Unanticipated increases in the frequency of defaults and loss severity on defaulted receivables could produce loss levels higher than the base case and could result in potential rating actions on the notes. Fitch evaluated the sensitivity of the ratings assigned to VFET 2016-1 to increased CNLs over the life of the transaction. Fitch's analysis found that the transaction displays some sensitivity to increased defaults and CNL, showing a potential downgrade of one category under Fitch's moderate (1.5x base case loss) scenario. The notes could experience downgrades of up to three rating categories, although still remain investment grade, under Fitch's severe (2.5x base case loss) scenario.
DUE DILIGENCE USAGE
Fitch was provided with third-party due diligence information from Pricewaterhouse Coopers LLP. The third-party due diligence focused on comparing certain attributes with respect to 160 assets. Fitch considered this information in its analysis, and the findings did not have an impact on our analysis. A copy of the ABS Due Diligence Form-15E received by Fitch in connection with this transaction may be obtained through the link contained on the bottom of the related rating action commentary.
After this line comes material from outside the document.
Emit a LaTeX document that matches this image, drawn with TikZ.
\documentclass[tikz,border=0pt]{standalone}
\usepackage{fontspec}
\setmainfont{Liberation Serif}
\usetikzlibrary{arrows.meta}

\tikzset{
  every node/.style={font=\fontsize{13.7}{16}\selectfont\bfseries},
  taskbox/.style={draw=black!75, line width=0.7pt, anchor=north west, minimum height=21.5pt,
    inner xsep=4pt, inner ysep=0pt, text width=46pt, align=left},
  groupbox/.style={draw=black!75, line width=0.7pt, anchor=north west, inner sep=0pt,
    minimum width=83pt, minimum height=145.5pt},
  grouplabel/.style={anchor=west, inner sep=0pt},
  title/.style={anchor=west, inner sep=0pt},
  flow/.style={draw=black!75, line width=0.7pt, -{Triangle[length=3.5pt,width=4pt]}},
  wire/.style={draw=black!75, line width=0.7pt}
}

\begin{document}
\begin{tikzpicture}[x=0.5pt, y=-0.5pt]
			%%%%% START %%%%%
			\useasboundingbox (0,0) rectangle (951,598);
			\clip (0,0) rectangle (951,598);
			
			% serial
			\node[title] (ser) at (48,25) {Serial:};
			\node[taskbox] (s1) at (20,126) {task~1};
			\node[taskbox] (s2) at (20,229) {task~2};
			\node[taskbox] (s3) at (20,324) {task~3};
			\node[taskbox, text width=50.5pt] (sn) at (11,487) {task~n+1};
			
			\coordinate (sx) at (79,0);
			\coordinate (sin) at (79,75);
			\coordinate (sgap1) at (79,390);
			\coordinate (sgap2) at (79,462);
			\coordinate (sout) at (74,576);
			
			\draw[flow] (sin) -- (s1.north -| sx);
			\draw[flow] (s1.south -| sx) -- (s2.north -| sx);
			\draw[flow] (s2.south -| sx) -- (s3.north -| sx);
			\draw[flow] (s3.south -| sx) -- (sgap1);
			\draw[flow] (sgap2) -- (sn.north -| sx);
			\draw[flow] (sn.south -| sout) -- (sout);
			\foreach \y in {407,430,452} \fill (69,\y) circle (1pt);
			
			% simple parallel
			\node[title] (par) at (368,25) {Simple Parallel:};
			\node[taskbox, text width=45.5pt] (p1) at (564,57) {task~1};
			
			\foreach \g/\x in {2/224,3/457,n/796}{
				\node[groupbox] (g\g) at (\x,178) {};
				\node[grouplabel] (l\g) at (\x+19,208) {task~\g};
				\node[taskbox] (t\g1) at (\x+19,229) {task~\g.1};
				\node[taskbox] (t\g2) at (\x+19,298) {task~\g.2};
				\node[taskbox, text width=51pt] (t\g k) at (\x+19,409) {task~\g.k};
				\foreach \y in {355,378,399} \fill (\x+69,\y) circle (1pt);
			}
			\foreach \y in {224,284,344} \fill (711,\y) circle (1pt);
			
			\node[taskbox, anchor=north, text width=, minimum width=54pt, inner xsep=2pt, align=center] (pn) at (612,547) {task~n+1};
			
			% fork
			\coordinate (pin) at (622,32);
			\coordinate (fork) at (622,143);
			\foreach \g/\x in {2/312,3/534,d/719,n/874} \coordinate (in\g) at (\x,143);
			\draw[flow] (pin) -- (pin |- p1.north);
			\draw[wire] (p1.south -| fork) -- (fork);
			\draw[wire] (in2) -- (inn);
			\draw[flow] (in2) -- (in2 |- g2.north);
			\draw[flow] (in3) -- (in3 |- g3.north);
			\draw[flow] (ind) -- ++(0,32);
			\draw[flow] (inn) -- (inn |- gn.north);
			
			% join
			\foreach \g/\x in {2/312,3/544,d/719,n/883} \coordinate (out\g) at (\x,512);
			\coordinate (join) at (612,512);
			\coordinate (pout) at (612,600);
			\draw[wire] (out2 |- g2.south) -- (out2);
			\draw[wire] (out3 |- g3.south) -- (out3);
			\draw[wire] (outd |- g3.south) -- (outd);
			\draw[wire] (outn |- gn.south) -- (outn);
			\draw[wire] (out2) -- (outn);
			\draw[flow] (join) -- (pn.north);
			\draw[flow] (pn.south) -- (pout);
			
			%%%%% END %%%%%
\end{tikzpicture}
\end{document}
Fitch's analysis of the Representations and Warranties (R&W) of this transaction can be found in the reports titled ' Volvo Financial Equipment LLC, Series 2016-1-- Appendix'. These R&W are compared to those of typical R&W for the asset class as detailed in the special report 'Representations, Warranties, and Enforcement Mechanisms in Global Structured Finance Transactions' dated June 12, 2015.